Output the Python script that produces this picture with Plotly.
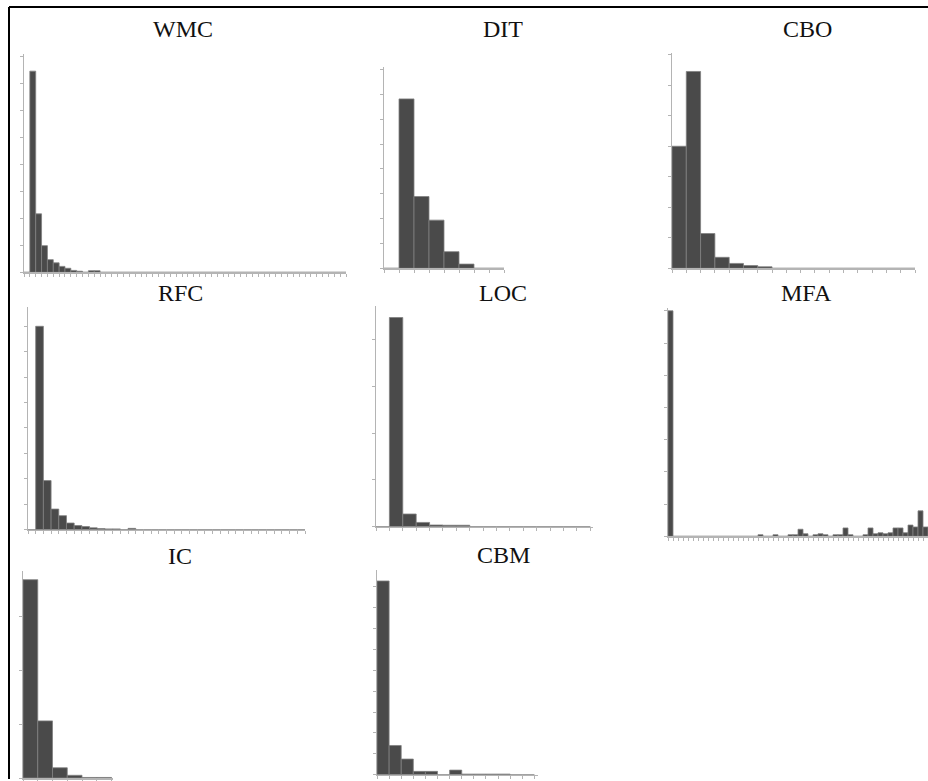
import plotly.graph_objects as go

PAGE_OFF = 0  # body margin removed below
W, H = 928, 781

# ---- data (bin heights, in y-tick units) ----
wmc_vals = [0, 7.47, 2.17, 0.99, 0.47, 0.35, 0.22, 0.15, 0.07, 0.04, 0, 0.06, 0.06] + [0] * 42
dit_vals = [0, 6.82, 2.89, 1.94, 0.67, 0.17, 0, 0]
cbo_vals = [4.0, 6.45, 1.14, 0.36, 0.16, 0.09, 0.05] + [0] * 10
rfc_vals = [0, 8.0, 1.93, 0.81, 0.55, 0.26, 0.16, 0.12, 0.07, 0.04, 0.03, 0.03, 0, 0.05] + [0] * 22
loc_vals = [0, 4.47, 0.27, 0.09, 0.035, 0.03, 0.03] + [0] * 9
mfa_vals = [7.0] + [0] * 17 + [0.05, 0, 0, 0.05, 0, 0, 0.05, 0.05, 0.22, 0.08, 0, 0.05, 0.08, 0.05,
                                0, 0.05, 0.05, 0.26, 0.05, 0, 0, 0.05, 0.26, 0.08, 0.11, 0.08, 0.11,
                                0.26, 0.26, 0.11, 0.35, 0.29, 0.79, 0.29]
ic_vals = [3.68, 1.06, 0.19, 0.05, 0.01, 0.01]
cbm_vals = [9.28, 1.4, 0.75, 0.16, 0.16, 0, 0.22, 0.03, 0.03, 0.03, 0.03, 0, 0]

titles = ["WMC", "DIT", "CBO", "RFC", "LOC", "MFA", "IC", "CBM"]
series = [wmc_vals, dit_vals, cbo_vals, rfc_vals, loc_vals, mfa_vals, ic_vals, cbm_vals]
y_ticks_max = [8, 8, 7, 8, 4, 7, 3, 9]
y_range_top = [8.1, 8.1, 7.05, 8.75, 4.72, 7.1, 3.85, 9.8]
x_range_end = [55, 8, 17, 36, 16.2, 52, 6.1, 13.3]

# ---- layout (screen pixel positions) ----
# (x_left, x_right, y_baseline, y_top, title_x, title_y)
panels = [
    (24, 346, 273, 54.3, 183, 29),
    (384, 504, 269, 67.3, 503, 29),
    (672, 915, 269, 53.3, 807, 29),
    (28, 305, 531, 308, 180, 294),
    (376, 593, 528, 306.6, 503, 294),
    (668, 928, 537.7, 308.4, 806, 294),
    (23, 113, 780, 572, 180, 557),
    (377, 538, 776.7, 571.6, 503, 556),
]

def px(x):
    return (x - PAGE_OFF) / W

def py(y):
    return 1 - (y - PAGE_OFF) / H

fig = go.Figure()
axis_col = "#b4b4b4"
annotations = []
for i, (title, vals) in enumerate(zip(titles, series)):
    n = i + 1
    xa = "x" if n == 1 else f"x{n}"
    ya = "y" if n == 1 else f"y{n}"
    fig.add_trace(go.Bar(
        x=[k + 0.5 for k in range(len(vals))],
        y=vals,
        width=1,
        xaxis=xa, yaxis=ya,
        marker=dict(color="#4a4a4a", line=dict(color="#808080", width=0.8)),
        showlegend=False, hoverinfo="skip",
    ))
    xl, xr, yb, yt, tx, ty = panels[i]
    key = "" if n == 1 else str(n)
    fig.layout["xaxis" + key] = dict(
        domain=[px(xl), min(px(xr), 1.0)], range=[0, x_range_end[i]], anchor=ya,
        showline=True, linecolor=axis_col, linewidth=1.5,
        ticks="outside", ticklen=3, tickwidth=1, tickcolor=axis_col,
        tick0=0, dtick=1, showticklabels=False, showgrid=False, zeroline=False,
        fixedrange=True,
    )
    fig.layout["yaxis" + key] = dict(
        domain=[max(py(yb), 0.0), py(yt)], range=[0, y_range_top[i]], anchor=xa,
        showline=True, linecolor=axis_col, linewidth=1.5,
        ticks="outside", ticklen=3, tickwidth=1, tickcolor=axis_col,
        tickvals=list(range(0, y_ticks_max[i] + 1)),
        showticklabels=False, showgrid=False, zeroline=False, fixedrange=True,
    )
    annotations.append(dict(
        text=title, x=px(tx), y=py(ty), xref="paper", yref="paper",
        xanchor="center", yanchor="middle", showarrow=False,
        font=dict(family="Liberation Serif", size=24, color="#111"),
    ))

# outer frame (left and top edges visible in the crop)
shapes = [
    dict(type="line", xref="paper", yref="paper", x0=px(9), x1=px(9), y0=0, y1=py(7),
         line=dict(color="black", width=2)),
    dict(type="line", xref="paper", yref="paper", x0=px(9), x1=1, y0=py(7), y1=py(7),
         line=dict(color="black", width=2)),
]

fig.update_layout(
    width=W, height=H,
    margin=dict(l=0, r=0, t=0, b=0),
    paper_bgcolor="white", plot_bgcolor="white",
    bargap=0, annotations=annotations, shapes=shapes,
)

fig.write_html(
    "out.html",
    config={"displayModeBar": False, "staticPlot": True},
    post_script="document.body.style.margin='0';document.body.style.overflow='hidden';",
)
-- -- --
> **GIVEN EXERCISE**
Retype the data above exactly; pictures are not part of the copy.

> **RIGHT ANSWER**
Output the Python script that produces this picture with Plotly.
import plotly.graph_objects as go

PAGE_OFF = 0  # body margin removed below
W, H = 928, 781

# ---- data (bin heights, in y-tick units) ----
wmc_vals = [0, 7.47, 2.17, 0.99, 0.47, 0.35, 0.22, 0.15, 0.07, 0.04, 0, 0.06, 0.06] + [0] * 42
dit_vals = [0, 6.82, 2.89, 1.94, 0.67, 0.17, 0, 0]
cbo_vals = [4.0, 6.45, 1.14, 0.36, 0.16, 0.09, 0.05] + [0] * 10
rfc_vals = [0, 8.0, 1.93, 0.81, 0.55, 0.26, 0.16, 0.12, 0.07, 0.04, 0.03, 0.03, 0, 0.05] + [0] * 22
loc_vals = [0, 4.47, 0.27, 0.09, 0.035, 0.03, 0.03] + [0] * 9
mfa_vals = [7.0] + [0] * 17 + [0.05, 0, 0, 0.05, 0, 0, 0.05, 0.05, 0.22, 0.08, 0, 0.05, 0.08, 0.05,
                                0, 0.05, 0.05, 0.26, 0.05, 0, 0, 0.05, 0.26, 0.08, 0.11, 0.08, 0.11,
                                0.26, 0.26, 0.11, 0.35, 0.29, 0.79, 0.29]
ic_vals = [3.68, 1.06, 0.19, 0.05, 0.01, 0.01]
cbm_vals = [9.28, 1.4, 0.75, 0.16, 0.16, 0, 0.22, 0.03, 0.03, 0.03, 0.03, 0, 0]

titles = ["WMC", "DIT", "CBO", "RFC", "LOC", "MFA", "IC", "CBM"]
series = [wmc_vals, dit_vals, cbo_vals, rfc_vals, loc_vals, mfa_vals, ic_vals, cbm_vals]
y_ticks_max = [8, 8, 7, 8, 4, 7, 3, 9]
y_range_top = [8.1, 8.1, 7.05, 8.75, 4.72, 7.1, 3.85, 9.8]
x_range_end = [55, 8, 17, 36, 16.2, 52, 6.1, 13.3]

# ---- layout (screen pixel positions) ----
# (x_left, x_right, y_baseline, y_top, title_x, title_y)
panels = [
    (24, 346, 273, 54.3, 183, 29),
    (384, 504, 269, 67.3, 503, 29),
    (672, 915, 269, 53.3, 807, 29),
    (28, 305, 531, 308, 180, 294),
    (376, 593, 528, 306.6, 503, 294),
    (668, 928, 537.7, 308.4, 806, 294),
    (23, 113, 780, 572, 180, 557),
    (377, 538, 776.7, 571.6, 503, 556),
]

def px(x):
    return (x - PAGE_OFF) / W

def py(y):
    return 1 - (y - PAGE_OFF) / H

fig = go.Figure()
axis_col = "#b4b4b4"
annotations = []
for i, (title, vals) in enumerate(zip(titles, series)):
    n = i + 1
    xa = "x" if n == 1 else f"x{n}"
    ya = "y" if n == 1 else f"y{n}"
    fig.add_trace(go.Bar(
        x=[k + 0.5 for k in range(len(vals))],
        y=vals,
        width=1,
        xaxis=xa, yaxis=ya,
        marker=dict(color="#4a4a4a", line=dict(color="#808080", width=0.8)),
        showlegend=False, hoverinfo="skip",
    ))
    xl, xr, yb, yt, tx, ty = panels[i]
    key = "" if n == 1 else str(n)
    fig.layout["xaxis" + key] = dict(
        domain=[px(xl), min(px(xr), 1.0)], range=[0, x_range_end[i]], anchor=ya,
        showline=True, linecolor=axis_col, linewidth=1.5,
        ticks="outside", ticklen=3, tickwidth=1, tickcolor=axis_col,
        tick0=0, dtick=1, showticklabels=False, showgrid=False, zeroline=False,
        fixedrange=True,
    )
    fig.layout["yaxis" + key] = dict(
        domain=[max(py(yb), 0.0), py(yt)], range=[0, y_range_top[i]], anchor=xa,
        showline=True, linecolor=axis_col, linewidth=1.5,
        ticks="outside", ticklen=3, tickwidth=1, tickcolor=axis_col,
        tickvals=list(range(0, y_ticks_max[i] + 1)),
        showticklabels=False, showgrid=False, zeroline=False, fixedrange=True,
    )
    annotations.append(dict(
        text=title, x=px(tx), y=py(ty), xref="paper", yref="paper",
        xanchor="center", yanchor="middle", showarrow=False,
        font=dict(family="Liberation Serif", size=24, color="#111"),
    ))

# outer frame (left and top edges visible in the crop)
shapes = [
    dict(type="line", xref="paper", yref="paper", x0=px(9), x1=px(9), y0=0, y1=py(7),
         line=dict(color="black", width=2)),
    dict(type="line", xref="paper", yref="paper", x0=px(9), x1=1, y0=py(7), y1=py(7),
         line=dict(color="black", width=2)),
]

fig.update_layout(
    width=W, height=H,
    margin=dict(l=0, r=0, t=0, b=0),
    paper_bgcolor="white", plot_bgcolor="white",
    bargap=0, annotations=annotations, shapes=shapes,
)

fig.write_html(
    "out.html",
    config={"displayModeBar": False, "staticPlot": True},
    post_script="document.body.style.margin='0';document.body.style.overflow='hidden';",
)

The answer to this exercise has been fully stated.